The Big Story this week was China taking another step forward to meet their Phase 1 agreement with a very large purchase of U.S. corn. Announced Thursday morning, they bought 1.937 million metric tons of New Crop corn. This is their largest single-day purchase of corn and equates to a little more than 76 million bushels. Their second largest purchase of U.S. corn was earlier this month when they bought 1.76 MMT (just over 69 million bushels). This is also the 3rd largest export sale of corn EVER. You have to go way back to 1991 to find a larger sale, when the USSR bought 3.7 MMT (close to 145 million bushels). You know it’s a long time ago when we’re referencing the USSR. If you were to add those 2 July purchases together, they would be slightly more than the USSR sale. At the time it was initially announced, on Thursday morning, the corn market bounced a little higher, and at one point was up almost 4 cents. But, as more people started to weigh in with comments, it sounds like this sale had been anticipated for a couple of weeks. At the end of the day, corn was only up 1/4 cent, as the talk turned back to the crop in the field getting better and weather forecasts turning more favorable. So, I guess we keep our fingers crossed and hope for more sales of corn to China over the next 12 months. 

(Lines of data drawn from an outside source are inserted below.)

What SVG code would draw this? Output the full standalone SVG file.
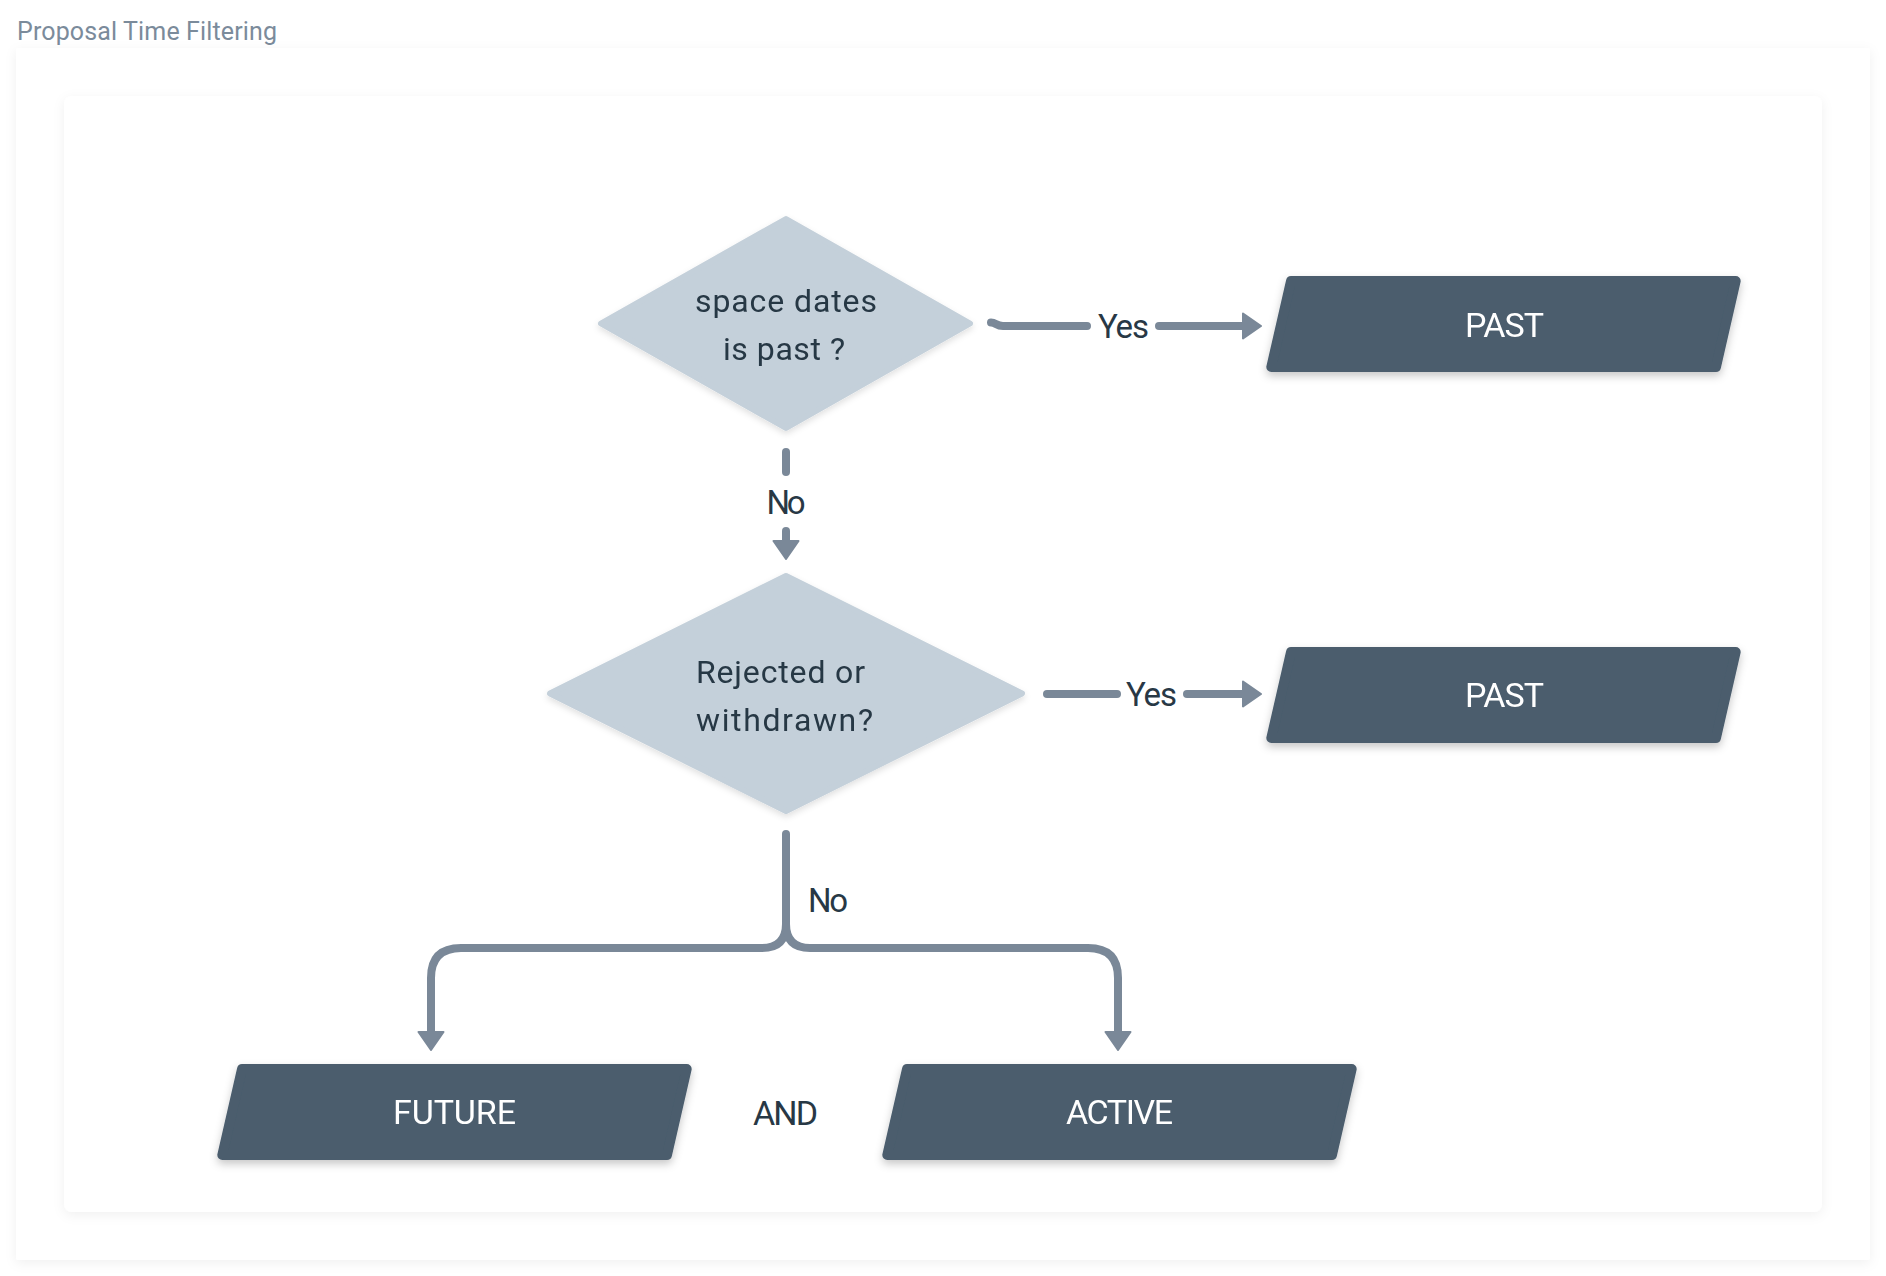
<svg xmlns="http://www.w3.org/2000/svg" width="1886" height="1276" viewBox="0 0 1886 1276">
<style>
.frame{fill:#ffffff}
.dia{fill:#c4d0da;stroke:#c4d0da;stroke-width:6;stroke-linejoin:round}
.box{fill:#4b5d6d;stroke:#4b5d6d;stroke-width:10;stroke-linejoin:round}
.conn{fill:none;stroke:#7a8898;stroke-width:8;stroke-linecap:round;stroke-linejoin:round}
.t{font-family:Roboto,"Liberation Sans",sans-serif;text-anchor:middle}
.dt{font-size:32px;fill:#283845}
.lbl{font-size:33px;fill:#283845}
.bt{font-size:34px;fill:#ffffff}
.title{font-family:Roboto,"Liberation Sans",sans-serif;font-size:25px;fill:#7b8b9b}
</style>
<defs>
<filter id="fs" x="-5%" y="-5%" width="110%" height="110%">
<feDropShadow dx="0" dy="3" stdDeviation="6" flood-color="#000" flood-opacity="0.06"/>
</filter>
<filter id="bs" x="-10%" y="-20%" width="120%" height="150%">
<feDropShadow dx="0" dy="4" stdDeviation="4" flood-color="#000" flood-opacity="0.22"/>
</filter>
<filter id="ds" x="-10%" y="-10%" width="120%" height="125%">
<feDropShadow dx="0" dy="3" stdDeviation="3" flood-color="#000" flood-opacity="0.12"/>
</filter>
<marker id="ah" markerUnits="userSpaceOnUse" viewBox="0 0 20 28" markerWidth="20" markerHeight="28" refX="1" refY="14" orient="auto">
<path d="M1,1.5 L19,14 L1,26.5 Z" fill="#7a8898" stroke="#7a8898" stroke-width="2" stroke-linejoin="round"/>
</marker>
</defs>
<rect x="0" y="0" width="1886" height="1276" fill="#ffffff"/>
<text class="title" x="17" y="40" textLength="260">Proposal Time Filtering</text>
<rect class="frame" x="16" y="48" width="1854" height="1212" rx="2" filter="url(#fs)"/>
<rect class="frame" x="64" y="96" width="1758" height="1116" rx="8" filter="url(#fs)"/>

<g id="connectors">
<path class="conn" d="M991,322.5 C996,322.5 996,326 1003,326 L1087,326"/>
<text class="t lbl" x="1123.5" y="338" textLength="51">Yes</text>
<path class="conn" d="M1159,326 L1243,326" marker-end="url(#ah)"/>

<path class="conn" d="M786,452 L786,472"/>
<text class="t lbl" x="786" y="514" textLength="39">No</text>
<path class="conn" d="M786,531 L786,541" marker-end="url(#ah)"/>

<path class="conn" d="M1047,694 L1117,694"/>
<text class="t lbl" x="1151.5" y="706" textLength="51">Yes</text>
<path class="conn" d="M1187,694 L1243,694" marker-end="url(#ah)"/>

<path class="conn" d="M786,834 L786,924 Q786,948 762,948 L461,948 Q431,948 431,978 L431,1032" marker-end="url(#ah)"/>
<path class="conn" d="M786,924 Q786,948 810,948 L1088,948 Q1118,948 1118,978 L1118,1032" marker-end="url(#ah)"/>
<text class="lbl" x="808" y="912" textLength="40" style="font-family:Roboto,'Liberation Sans',sans-serif">No</text>
</g>

<g id="dec1" filter="url(#ds)">
<polygon class="dia" points="786,219 970,323.5 786,428 601,323.5"/>
<text class="t dt" x="786" y="312" textLength="182">space dates</text>
<text class="t dt" x="784" y="360" textLength="122">is past ?</text>
</g>

<g id="dec2" filter="url(#ds)">
<polygon class="dia" points="786,576 1022,693.5 786,811 550,693.5"/>
<text class="t dt" x="780.5" y="683" textLength="169">Rejected or</text>
<text class="t dt" x="784.5" y="731" textLength="177">withdrawn?</text>
</g>

<g id="past1" filter="url(#bs)">
<polygon class="box" points="1291,281 1735.7,281 1716,367 1271.3,367"/>
<text class="t bt" x="1504.5" y="337" textLength="79">PAST</text>
</g>

<g id="past2" filter="url(#bs)">
<polygon class="box" points="1291,652 1735.7,652 1716,738 1271.3,738"/>
<text class="t bt" x="1504.5" y="707" textLength="79">PAST</text>
</g>

<g id="future" filter="url(#bs)">
<polygon class="box" points="242,1069 686.7,1069 667,1155 222.3,1155"/>
<text class="t bt" x="454.5" y="1124" textLength="123">FUTURE</text>
</g>

<g id="and">
<text class="t bt" x="785.5" y="1125" textLength="65" style="fill:#283845">AND</text>
</g>

<g id="active" filter="url(#bs)">
<polygon class="box" points="907,1069 1351.7,1069 1332,1155 887.3,1155"/>
<text class="t bt" x="1119.5" y="1124" textLength="107">ACTIVE</text>
</g>
</svg>
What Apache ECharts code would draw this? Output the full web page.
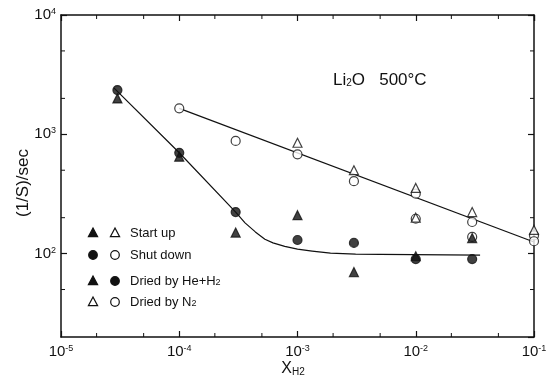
<!DOCTYPE html>
<html><head><meta charset="utf-8">
<script src="https://cdn.jsdelivr.net/npm/echarts@6/dist/echarts.min.js"></script>
<style>html,body{margin:0;padding:0;background:#fff}#c{width:552px;height:381px}</style>
</head><body><div id="c"></div>
<script>
// axis ranges and ticks
const xMin = 1e-5, xMax = 1e-1, yMin = 20, yMax = 1e4;
const xMinorTicks = [2e-5, 5e-5, 2e-4, 5e-4, 2e-3, 5e-3, 2e-2, 5e-2];
const yMinorTicks = [50, 200, 500, 2000, 5000];

// data: [X_H2, (1/S)/sec]
const startUpHe  = [[3e-5, 2000], [1e-4, 650], [3e-4, 150], [1e-3, 210], [3e-3, 70], [1e-2, 95], [3e-2, 135]];
const shutDownHe = [[3e-5, 2350], [1e-4, 700], [3e-4, 223], [1e-3, 130], [3e-3, 123], [1e-2, 90], [3e-2, 90]];
const startUpN2  = [[1e-3, 850], [3e-3, 500], [1e-2, 355], [1e-2, 200], [3e-2, 223], [1e-1, 158]];
const shutDownN2 = [[1e-4, 1650], [3e-4, 880], [1e-3, 680], [3e-3, 405], [1e-2, 318], [1e-2, 196], [3e-2, 184], [3e-2, 138], [1e-1, 142], [1e-1, 127]];
// fitted curves
const n2Fit = [[1e-4, 1650], [1e-1, 125]];
const heFit = [[2.8e-5, 2450], [1e-4, 700], [3e-4, 223], [3.6e-4, 181], [4.4e-4, 152], [5.3e-4, 132], [6.2e-4, 123],
               [7.8e-4, 115], [1e-3, 109], [1.33e-3, 105], [1.9e-3, 101], [3.1e-3, 99], [5e-3, 98.5], [3.5e-2, 97]];

const FONT = "'Liberation Sans', Arial, sans-serif";
const INK = '#111';

function powLabel(v) {
  const e = Math.log10(v), r = Math.round(e);
  if (Math.abs(e - r) > 1e-6) return '';
  return '{b|10}{s|' + r + '}';
}
const labelRich = {
  b: { fontSize: 15, fontFamily: FONT, color: INK, lineHeight: 16 },
  s: { fontSize: 9, fontFamily: FONT, color: INK, verticalAlign: 'top', lineHeight: 9 }
};

function tickLine(x1, y1, x2, y2) {
  return { type: 'line', shape: { x1, y1, x2, y2 }, style: { stroke: INK, lineWidth: 1 } };
}

const chart = echarts.init(document.getElementById('c'), null, { renderer: 'canvas' });

function tri(cx, cy, filled) {
  return { type: 'polygon', shape: { points: [[cx, cy - 5], [cx - 4.6, cy + 3.6], [cx + 4.6, cy + 3.6]] },
    style: { fill: filled ? INK : '#fff', stroke: INK, lineWidth: 1.2 } };
}
function circ(cx, cy, filled) {
  return { type: 'circle', shape: { cx, cy, r: 4.3 }, style: { fill: filled ? INK : '#fff', stroke: INK, lineWidth: 1.2 } };
}
function ltext(x, y, t) {
  return { type: 'text', x, y, style: { text: t, fontSize: 13, fontFamily: FONT, fill: INK, verticalAlign: 'middle',
    rich: { n: { fontSize: 13, fontFamily: FONT, fill: INK }, sub: { fontSize: 9, fontFamily: FONT, fill: INK, verticalAlign: 'bottom' } } } };
}

const symStyle = (filled) => ({ color: filled ? INK : '#fff', borderColor: INK, borderWidth: 1.2 });

chart.setOption({
  animation: false,
  backgroundColor: '#fff',
  grid: { left: 61, right: 18, top: 15, bottom: 44 },
  xAxis: [
    { type: 'log', logBase: 10, min: xMin, max: xMax, position: 'bottom',
      axisLine: { lineStyle: { color: INK, width: 1.5 } },
      axisTick: { inside: true, length: 6, lineStyle: { color: INK, width: 1.2 } },
      axisLabel: { formatter: powLabel, rich: labelRich, margin: 7 },
      splitLine: { show: false } },
    { type: 'log', logBase: 10, min: xMin, max: xMax, position: 'top',
      axisLine: { lineStyle: { color: INK, width: 1.5 } },
      axisTick: { inside: true, length: 6, lineStyle: { color: INK, width: 1.2 } },
      axisLabel: { show: false }, splitLine: { show: false } }
  ],
  yAxis: [
    { type: 'log', logBase: 10, min: yMin, max: yMax, position: 'left',
      axisLine: { lineStyle: { color: INK, width: 1.5 } },
      axisTick: { inside: true, length: 6, lineStyle: { color: INK, width: 1.2 } },
      axisLabel: { formatter: powLabel, rich: labelRich, margin: 5, showMinLabel: false },
      splitLine: { show: false } },
    { type: 'log', logBase: 10, min: yMin, max: yMax, position: 'right',
      axisLine: { lineStyle: { color: INK, width: 1.5 } },
      axisTick: { inside: true, length: 6, lineStyle: { color: INK, width: 1.2 } },
      axisLabel: { show: false }, splitLine: { show: false } }
  ],
  series: [
    { type: 'custom', silent: true, z: 3, data: xMinorTicks.map(v => [v, yMin]),
      renderItem: (params, api) => {
        const x = api.value(0);
        const p0 = api.coord([x, yMin]), p1 = api.coord([x, yMax]);
        return { type: 'group', children: [tickLine(p0[0], p0[1], p0[0], p0[1] - 4), tickLine(p1[0], p1[1], p1[0], p1[1] + 4)] };
      } },
    { type: 'custom', silent: true, z: 3, data: yMinorTicks.map(v => [xMin, v]),
      renderItem: (params, api) => {
        const y = api.value(1);
        const p0 = api.coord([xMin, y]), p1 = api.coord([xMax, y]);
        return { type: 'group', children: [tickLine(p0[0], p0[1], p0[0] + 4, p0[1]), tickLine(p1[0], p1[1], p1[0] - 4, p1[1])] };
      } },
    { type: 'line', data: n2Fit, showSymbol: false, silent: true, z: 2, lineStyle: { color: INK, width: 1.2 } },
    { type: 'line', data: heFit, showSymbol: false, silent: true, z: 2, smooth: false, lineStyle: { color: INK, width: 1.2, join: 'round' } },
    { name: 'Shut down / N2', type: 'scatter', data: shutDownN2, symbol: 'circle', symbolSize: 9, z: 4, itemStyle: symStyle(false) },
    { name: 'Start up / N2', type: 'scatter', data: startUpN2, symbol: 'triangle', symbolSize: 9, z: 5, itemStyle: symStyle(false) },
    { name: 'Shut down / He+H2', type: 'scatter', data: shutDownHe, symbol: 'circle', symbolSize: 9, z: 6, itemStyle: symStyle(true) },
    { name: 'Start up / He+H2', type: 'scatter', data: startUpHe, symbol: 'triangle', symbolSize: 9, z: 7, itemStyle: symStyle(true) }
  ],
  graphic: [
    { type: 'text', x: 23, y: 183, rotation: Math.PI / 2, style: { text: '(1/S)/sec', fontSize: 17, fontFamily: FONT, fill: INK, align: 'center', verticalAlign: 'middle' } },
    { type: 'text', x: 293, y: 369, style: { text: '{x|X}{h|H2}', align: 'center', verticalAlign: 'middle',
      rich: { x: { fontSize: 16, fontFamily: FONT, fill: INK }, h: { fontSize: 10, fontFamily: FONT, fill: INK, verticalAlign: 'bottom' } } } },
    { type: 'text', x: 333, y: 80, style: { text: '{a|Li}{s|2}{a|O}{a|   500°C}', verticalAlign: 'middle',
      rich: { a: { fontSize: 17, fontFamily: FONT, fill: INK }, s: { fontSize: 10, fontFamily: FONT, fill: INK, verticalAlign: 'bottom' } } } },
    tri(93, 233, true), tri(115, 233, false), ltext(130, 233, 'Start up'),
    circ(93, 255, true), circ(115, 255, false), ltext(130, 255, 'Shut down'),
    tri(93, 281, true), circ(115, 281, true), ltext(130, 281, '{n|Dried by He+H}{sub|2}'),
    tri(93, 302, false), circ(115, 302, false), ltext(130, 302, '{n|Dried by N}{sub|2}')
  ]
});
</script>
</body></html>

For more items impacting corn and soybean prices, check out our free weekly podcast, featuring the Bull Bear Banter: https://landusexperience.podbean.com/ Please note, this is a slightly different link than we were using previously. So, if you already had a feed linked, you may need to update it to find the most current episodes.

Tom’s Take

This week I was reminded of the old Creedence Clearwater Revival song, “Lookin’ out my back door” and I have to admit I have been a little guilty of that recently. But, when I saw the crop scores on Monday, it really drove the point home. With so many states showing improvement and Iowa going backward, it’s not hard to conjure up that imagery. It’s really hard to be in that one spot in the country with a crop regressing while the rest of the country improves, and prices continue to retreat. 

I also have to remind myself that what is happening in Iowa is not a complete failure, as overall, we’re still above the 5-year average. Even in the worst parts of the state, the crop is there and while it will yield less than it has for many years, it’s just not on the trajectory of a record crop like we were all hoping for after excellent planting conditions in April. 

I mentioned this to my dad recently and he told me about his grandfather losing 240 acres one year. I said something like, “that couldn’t have been a good year”, and that is when he told me that his grandpa only farmed 80 acres. My dumbfounded look brought the answer. He had planted winter wheat, but it died before it could germinate; planted corn, and it withered up and died and then finally planted buckwheat and again had nothing to show for it. Granted, this was in the ’30s, but still, what a horrible year.

So, while it might not seem like the right thing to do, based on what you are seeing out your back door, keep looking for your spots, and sell some corn out in the deferred months before you want to deliver it. With beans, if/when we see futures spike above $9, make a sale.